→ TASK REQUIREMENTS: In the listing below, find every line with the string "chart" and pull it out.

→ MATERIAL PROVIDED:
+ + +
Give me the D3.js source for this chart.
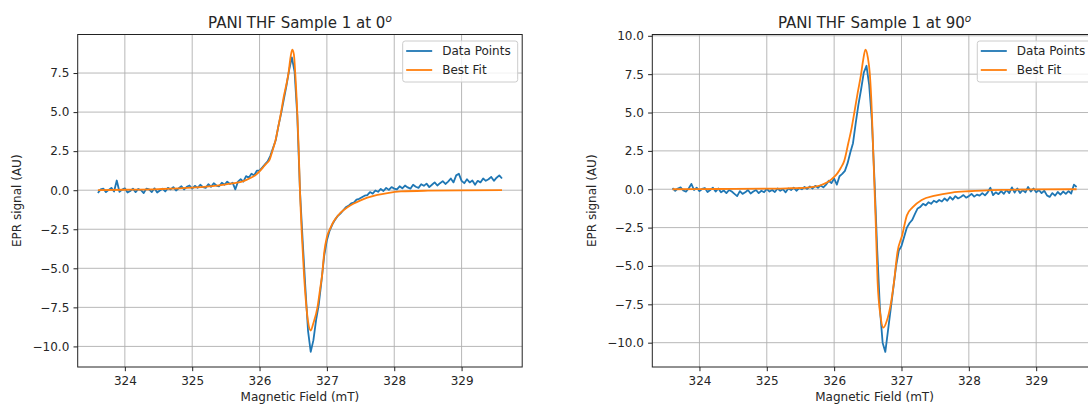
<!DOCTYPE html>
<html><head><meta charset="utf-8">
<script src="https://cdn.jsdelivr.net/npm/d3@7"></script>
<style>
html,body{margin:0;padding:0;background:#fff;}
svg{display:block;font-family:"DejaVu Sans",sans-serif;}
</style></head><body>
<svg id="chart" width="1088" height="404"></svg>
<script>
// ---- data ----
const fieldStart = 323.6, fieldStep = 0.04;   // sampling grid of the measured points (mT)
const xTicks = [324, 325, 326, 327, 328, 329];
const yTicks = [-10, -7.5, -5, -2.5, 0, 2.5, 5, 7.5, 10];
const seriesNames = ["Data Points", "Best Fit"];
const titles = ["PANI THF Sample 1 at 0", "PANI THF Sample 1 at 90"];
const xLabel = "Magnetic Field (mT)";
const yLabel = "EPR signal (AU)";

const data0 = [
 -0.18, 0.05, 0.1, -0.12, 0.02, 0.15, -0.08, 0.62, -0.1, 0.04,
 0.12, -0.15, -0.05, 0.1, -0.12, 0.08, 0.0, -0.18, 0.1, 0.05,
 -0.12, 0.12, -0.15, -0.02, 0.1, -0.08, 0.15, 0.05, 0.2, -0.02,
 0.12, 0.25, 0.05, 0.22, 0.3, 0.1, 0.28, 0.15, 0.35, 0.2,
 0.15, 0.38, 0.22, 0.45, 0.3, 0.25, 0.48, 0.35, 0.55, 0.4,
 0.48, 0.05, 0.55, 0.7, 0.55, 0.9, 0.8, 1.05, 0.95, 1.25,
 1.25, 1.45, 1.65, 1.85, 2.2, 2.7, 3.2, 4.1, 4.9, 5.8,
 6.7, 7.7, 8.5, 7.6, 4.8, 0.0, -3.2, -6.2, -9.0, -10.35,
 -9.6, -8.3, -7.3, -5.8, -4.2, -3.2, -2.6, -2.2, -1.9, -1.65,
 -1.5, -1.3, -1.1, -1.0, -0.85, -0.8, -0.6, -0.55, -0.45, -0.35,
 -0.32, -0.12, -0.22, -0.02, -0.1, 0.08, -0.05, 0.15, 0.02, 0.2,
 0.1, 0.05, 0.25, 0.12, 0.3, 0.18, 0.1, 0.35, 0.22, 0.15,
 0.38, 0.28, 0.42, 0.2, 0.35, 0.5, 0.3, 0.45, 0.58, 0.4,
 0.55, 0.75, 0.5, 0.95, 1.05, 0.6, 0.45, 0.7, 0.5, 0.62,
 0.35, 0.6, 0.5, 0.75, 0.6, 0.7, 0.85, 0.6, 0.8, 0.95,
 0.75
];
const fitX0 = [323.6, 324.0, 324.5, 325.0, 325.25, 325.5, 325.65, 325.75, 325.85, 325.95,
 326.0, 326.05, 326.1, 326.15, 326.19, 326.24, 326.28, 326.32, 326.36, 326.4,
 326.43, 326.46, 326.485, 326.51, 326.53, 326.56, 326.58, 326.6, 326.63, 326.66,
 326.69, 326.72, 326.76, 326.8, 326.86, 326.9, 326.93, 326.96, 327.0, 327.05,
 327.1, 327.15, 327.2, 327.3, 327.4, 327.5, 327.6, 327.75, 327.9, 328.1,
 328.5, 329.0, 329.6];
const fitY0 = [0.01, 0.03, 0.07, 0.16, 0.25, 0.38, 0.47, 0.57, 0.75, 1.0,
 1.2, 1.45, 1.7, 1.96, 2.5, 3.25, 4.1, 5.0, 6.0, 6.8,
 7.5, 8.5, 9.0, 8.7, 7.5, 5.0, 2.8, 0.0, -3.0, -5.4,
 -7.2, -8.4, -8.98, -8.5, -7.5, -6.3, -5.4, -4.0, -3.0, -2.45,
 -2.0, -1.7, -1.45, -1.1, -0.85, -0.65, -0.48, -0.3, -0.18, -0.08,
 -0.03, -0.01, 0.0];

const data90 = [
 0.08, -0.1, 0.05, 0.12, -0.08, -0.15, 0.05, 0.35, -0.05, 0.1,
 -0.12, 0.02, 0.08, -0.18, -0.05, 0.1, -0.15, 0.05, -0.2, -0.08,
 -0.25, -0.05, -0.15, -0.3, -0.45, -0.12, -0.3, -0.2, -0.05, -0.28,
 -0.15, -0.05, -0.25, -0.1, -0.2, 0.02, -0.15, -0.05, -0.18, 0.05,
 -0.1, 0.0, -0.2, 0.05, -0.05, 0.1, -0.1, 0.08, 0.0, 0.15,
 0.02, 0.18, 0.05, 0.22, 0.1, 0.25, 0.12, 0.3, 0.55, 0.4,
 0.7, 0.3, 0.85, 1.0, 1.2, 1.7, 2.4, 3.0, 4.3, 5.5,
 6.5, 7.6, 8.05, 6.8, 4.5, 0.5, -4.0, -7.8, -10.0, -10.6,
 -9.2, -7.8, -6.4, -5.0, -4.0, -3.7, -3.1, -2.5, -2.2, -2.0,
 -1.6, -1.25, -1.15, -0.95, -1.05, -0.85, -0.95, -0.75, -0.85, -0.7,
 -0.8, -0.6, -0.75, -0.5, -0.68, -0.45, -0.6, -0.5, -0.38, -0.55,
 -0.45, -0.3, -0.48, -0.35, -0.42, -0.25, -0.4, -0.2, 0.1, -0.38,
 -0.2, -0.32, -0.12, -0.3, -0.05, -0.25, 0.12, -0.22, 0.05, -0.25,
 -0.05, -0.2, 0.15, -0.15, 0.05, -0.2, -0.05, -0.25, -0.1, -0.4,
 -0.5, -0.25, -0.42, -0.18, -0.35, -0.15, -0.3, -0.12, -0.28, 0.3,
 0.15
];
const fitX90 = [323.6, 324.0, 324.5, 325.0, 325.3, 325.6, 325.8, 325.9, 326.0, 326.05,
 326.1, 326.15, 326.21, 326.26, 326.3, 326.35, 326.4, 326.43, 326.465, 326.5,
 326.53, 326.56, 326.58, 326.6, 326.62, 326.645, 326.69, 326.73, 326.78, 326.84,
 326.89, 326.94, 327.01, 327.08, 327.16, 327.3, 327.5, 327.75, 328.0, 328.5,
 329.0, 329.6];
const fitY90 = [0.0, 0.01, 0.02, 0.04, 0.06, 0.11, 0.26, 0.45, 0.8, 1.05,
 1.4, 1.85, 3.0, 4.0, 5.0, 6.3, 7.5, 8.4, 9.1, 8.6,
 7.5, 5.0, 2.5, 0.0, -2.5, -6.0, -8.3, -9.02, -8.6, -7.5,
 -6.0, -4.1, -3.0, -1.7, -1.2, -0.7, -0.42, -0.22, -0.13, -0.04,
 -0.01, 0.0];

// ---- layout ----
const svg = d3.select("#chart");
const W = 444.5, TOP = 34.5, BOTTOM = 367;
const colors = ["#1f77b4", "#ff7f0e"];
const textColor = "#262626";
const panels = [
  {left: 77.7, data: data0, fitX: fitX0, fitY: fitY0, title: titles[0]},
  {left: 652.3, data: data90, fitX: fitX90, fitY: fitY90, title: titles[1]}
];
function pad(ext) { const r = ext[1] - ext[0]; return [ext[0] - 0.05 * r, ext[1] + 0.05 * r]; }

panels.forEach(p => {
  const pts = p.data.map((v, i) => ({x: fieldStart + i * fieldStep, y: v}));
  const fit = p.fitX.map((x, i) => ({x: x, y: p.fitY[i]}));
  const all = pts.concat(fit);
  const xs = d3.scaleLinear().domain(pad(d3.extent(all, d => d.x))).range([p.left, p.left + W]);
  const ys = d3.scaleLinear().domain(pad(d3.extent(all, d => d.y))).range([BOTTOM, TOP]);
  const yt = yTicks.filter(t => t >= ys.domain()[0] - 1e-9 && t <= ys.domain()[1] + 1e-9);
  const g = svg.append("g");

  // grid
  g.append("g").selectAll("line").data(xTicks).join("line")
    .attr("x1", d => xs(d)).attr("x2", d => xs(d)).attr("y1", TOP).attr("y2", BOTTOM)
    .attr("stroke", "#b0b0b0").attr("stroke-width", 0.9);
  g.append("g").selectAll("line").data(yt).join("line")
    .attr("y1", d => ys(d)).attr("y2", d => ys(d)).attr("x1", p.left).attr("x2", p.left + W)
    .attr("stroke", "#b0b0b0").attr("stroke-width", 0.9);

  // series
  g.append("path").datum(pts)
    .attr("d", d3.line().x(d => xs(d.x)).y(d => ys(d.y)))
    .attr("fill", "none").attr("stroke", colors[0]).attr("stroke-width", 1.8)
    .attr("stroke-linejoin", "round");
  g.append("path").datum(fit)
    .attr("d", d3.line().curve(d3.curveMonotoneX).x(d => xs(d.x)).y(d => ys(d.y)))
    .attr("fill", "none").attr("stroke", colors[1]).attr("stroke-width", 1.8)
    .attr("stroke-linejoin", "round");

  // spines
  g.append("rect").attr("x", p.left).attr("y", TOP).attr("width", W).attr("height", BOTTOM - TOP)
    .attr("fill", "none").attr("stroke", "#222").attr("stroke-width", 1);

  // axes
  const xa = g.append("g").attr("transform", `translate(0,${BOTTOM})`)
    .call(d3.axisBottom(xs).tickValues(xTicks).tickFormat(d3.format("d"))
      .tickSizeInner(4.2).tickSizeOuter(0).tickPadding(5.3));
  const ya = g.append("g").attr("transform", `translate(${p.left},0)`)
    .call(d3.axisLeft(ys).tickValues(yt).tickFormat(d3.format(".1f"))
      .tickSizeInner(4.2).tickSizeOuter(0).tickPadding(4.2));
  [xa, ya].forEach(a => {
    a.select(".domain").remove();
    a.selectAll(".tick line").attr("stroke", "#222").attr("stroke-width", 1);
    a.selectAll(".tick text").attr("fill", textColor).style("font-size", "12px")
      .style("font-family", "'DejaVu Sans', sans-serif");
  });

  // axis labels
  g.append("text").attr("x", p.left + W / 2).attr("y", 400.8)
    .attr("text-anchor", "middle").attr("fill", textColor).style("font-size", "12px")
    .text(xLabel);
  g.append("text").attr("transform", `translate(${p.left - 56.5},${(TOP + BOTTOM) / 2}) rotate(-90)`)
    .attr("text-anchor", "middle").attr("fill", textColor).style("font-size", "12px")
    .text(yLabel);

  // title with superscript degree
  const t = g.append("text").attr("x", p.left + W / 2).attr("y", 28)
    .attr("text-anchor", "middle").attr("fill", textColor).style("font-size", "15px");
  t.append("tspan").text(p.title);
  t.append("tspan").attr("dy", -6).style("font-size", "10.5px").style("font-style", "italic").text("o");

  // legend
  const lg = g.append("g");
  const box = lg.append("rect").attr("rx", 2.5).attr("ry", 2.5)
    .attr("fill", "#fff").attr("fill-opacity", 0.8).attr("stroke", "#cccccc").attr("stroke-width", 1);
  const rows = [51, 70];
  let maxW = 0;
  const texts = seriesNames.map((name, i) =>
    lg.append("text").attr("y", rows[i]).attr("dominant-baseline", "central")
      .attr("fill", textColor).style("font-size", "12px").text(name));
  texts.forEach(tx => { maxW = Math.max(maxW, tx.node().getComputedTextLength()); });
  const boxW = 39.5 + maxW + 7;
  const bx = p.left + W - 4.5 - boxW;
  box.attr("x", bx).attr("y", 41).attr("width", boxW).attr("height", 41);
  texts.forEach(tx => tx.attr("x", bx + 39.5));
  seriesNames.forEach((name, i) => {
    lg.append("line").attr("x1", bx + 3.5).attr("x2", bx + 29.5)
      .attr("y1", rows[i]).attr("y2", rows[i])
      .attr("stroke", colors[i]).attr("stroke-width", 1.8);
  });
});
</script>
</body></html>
+ + +
→ WRITTEN RESPONSE:
Give me the D3.js source for this chart.
<svg id="chart" width="1088" height="404"></svg>
const svg = d3.select("#chart");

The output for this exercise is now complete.